Stadil's coding also allowed him to gain perspective basically everyone with a Tinder profile craves — what do other people on this app like? He was able to A/B test profile pictures to find one that garnered more matches, and because of the sheer volume of matches and messages his bot was generating, was able to give rough percentages of how many messages it takes to get a woman to reply (the majority, 43 percent, responded after one), and how many women just went ahead and sent the first message (about 11 percent).
A phone app saved all new numbers his bot requested, and from there would send text messages and arrange dates. "I was now dating at scale, I could handle the influx of new leads," Stadil wrote. "But my goal wasn't to fuck around, I was here to find that special someone."
To make his process more efficient (the name of the game here), Stadil had some policies in place for dating.
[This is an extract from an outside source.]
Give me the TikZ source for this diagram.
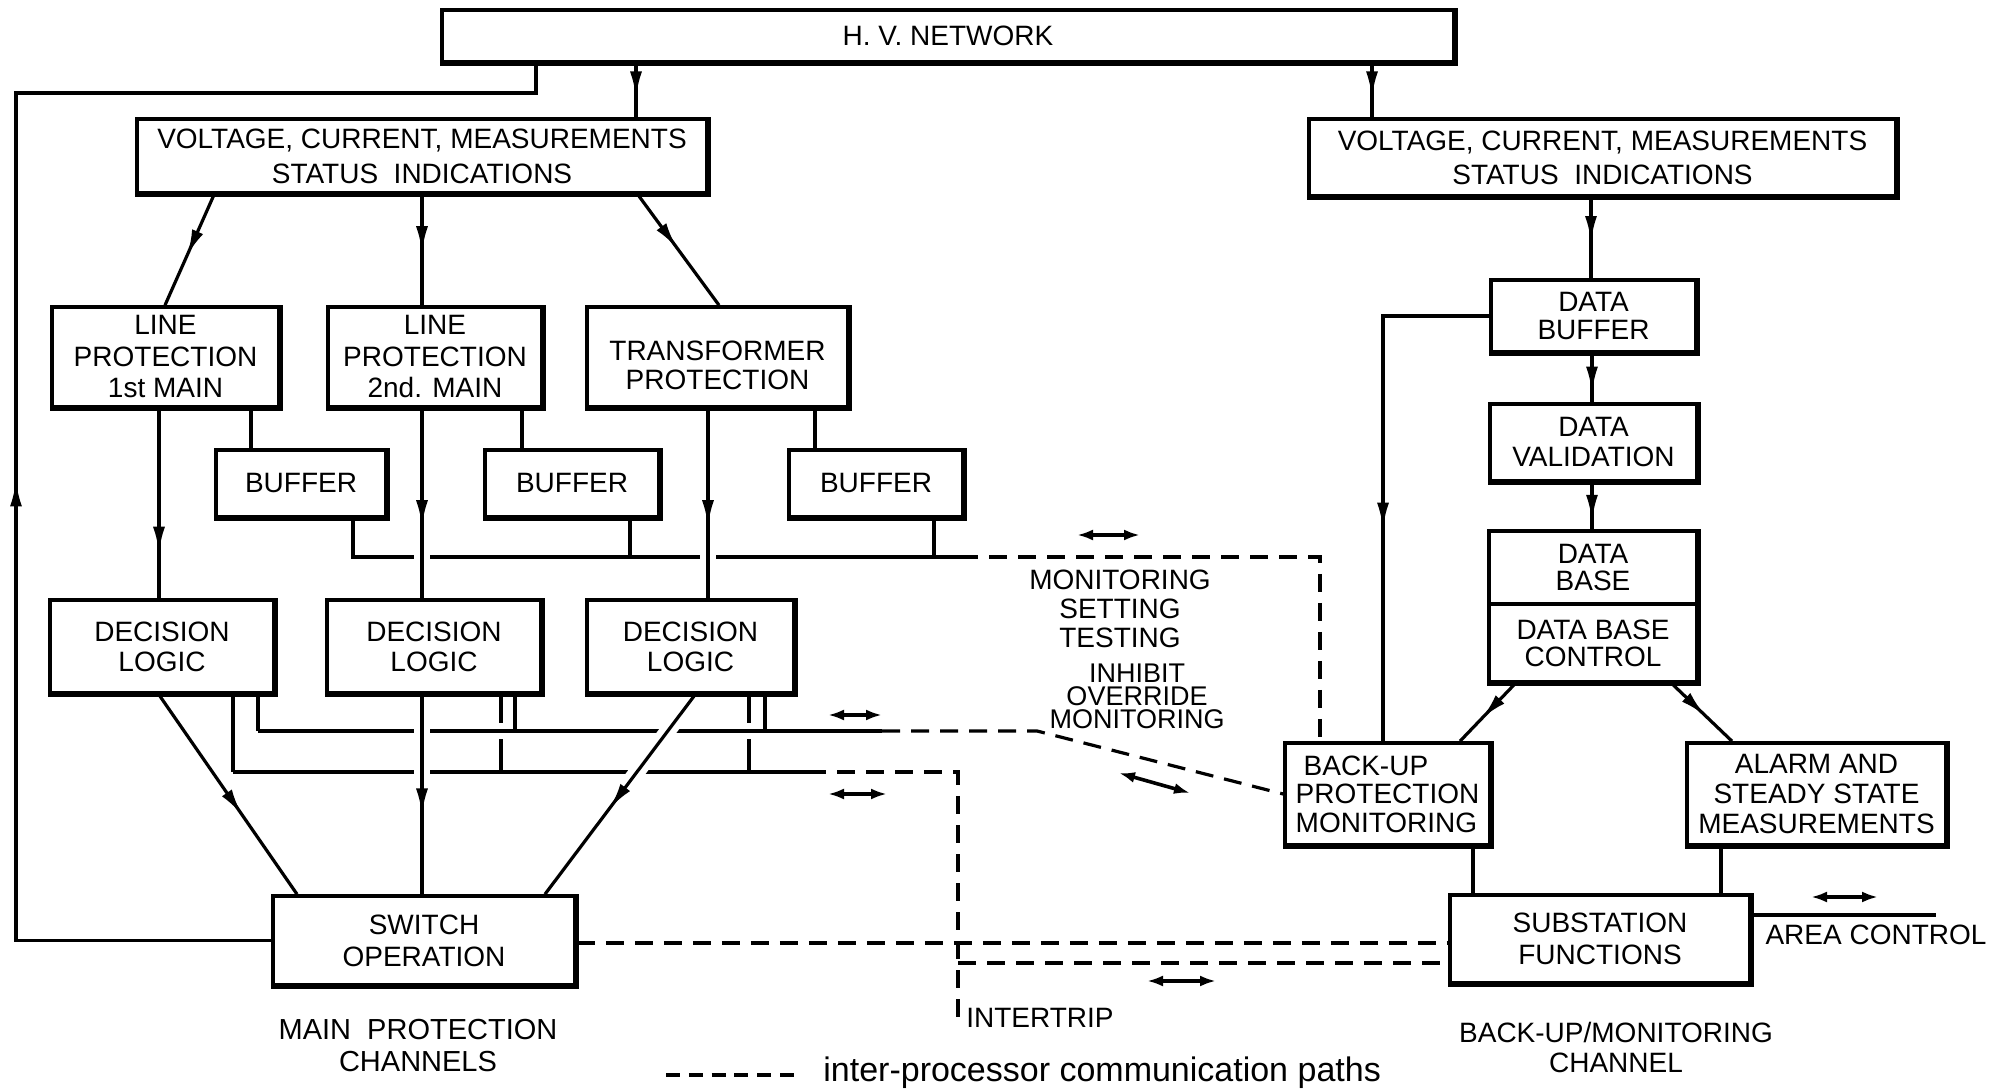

Like he set up coffee dates only (they're cheaper), arranged for Ubers for dates who lived far away, and arranged up to three dates in a day. He also had a spreadsheet, he wrote, so he wouldn't mix up details of his date's lives. This did not always work.
"I once asked a girl who had spent the entire first date telling me a very sad story about her being an orphan," Stadil wrote. "On our second date, I asked her how her parents were doing. That was an awkward moment. If you're reading this, I apologize."
All this coding and bot messaging resulted in 150 dates over the course of four months — that's more than a date per day for four straight months. That sounds ... exhausting. And awful. But in the name of finding someone to love, Stadil went for it. But did he find what he was looking for? Did he find The One? Nope. He didn't.
"I went on 150 first dates but didn't manage to find the One," he wrote "Most of the first dates led to nothing: we didn't have much in common. Dating at scale doesn't go well with well fitting areas of interests."
Most of Stadil's dates resulted in little to no chemistry. Others he clicked with disappeared, or had interest in him when he had none in them. He was frustrated by the lack of feedback. "Dating is like enterprise sales," he wrote. "When your customer goes for a competing, more compelling product, you're never told and you don't get any feedback. You just don't hear from them anymore. As such, you never know what you did wrong."
Stadil did have one compelling first date (and then second, third, and fourth date) with a woman who worked for Google. He said he could tell she was special right off the bat, and therefore broke the routine of coffee shop dates to take her to Golden Gate park. On the fourth date, he said he wanted to tell her he liked her. On the fifth date, she confided that she wasn't ready for a relationship.
In the end, Stadil found flaws with his process. Because his bot opened up the possibility of meeting so many people each week, he developed an interest in meeting everyone. But it's hard to form human connections when you're dating for volume, rather than genuine interest. And the issues he ran into that prevented him from finding The One were standard dating issues — it's not a problem of Tinder. It's more a problem of people. Stadil's process may have been flawed from inception, but so is the concept of dating in the hopes of finding someone great.
As Stadil concludes, he's given up his dating app robot. "It's time for another approach A drastic change. But not tonight," he wrote. "Tonight, I have a date."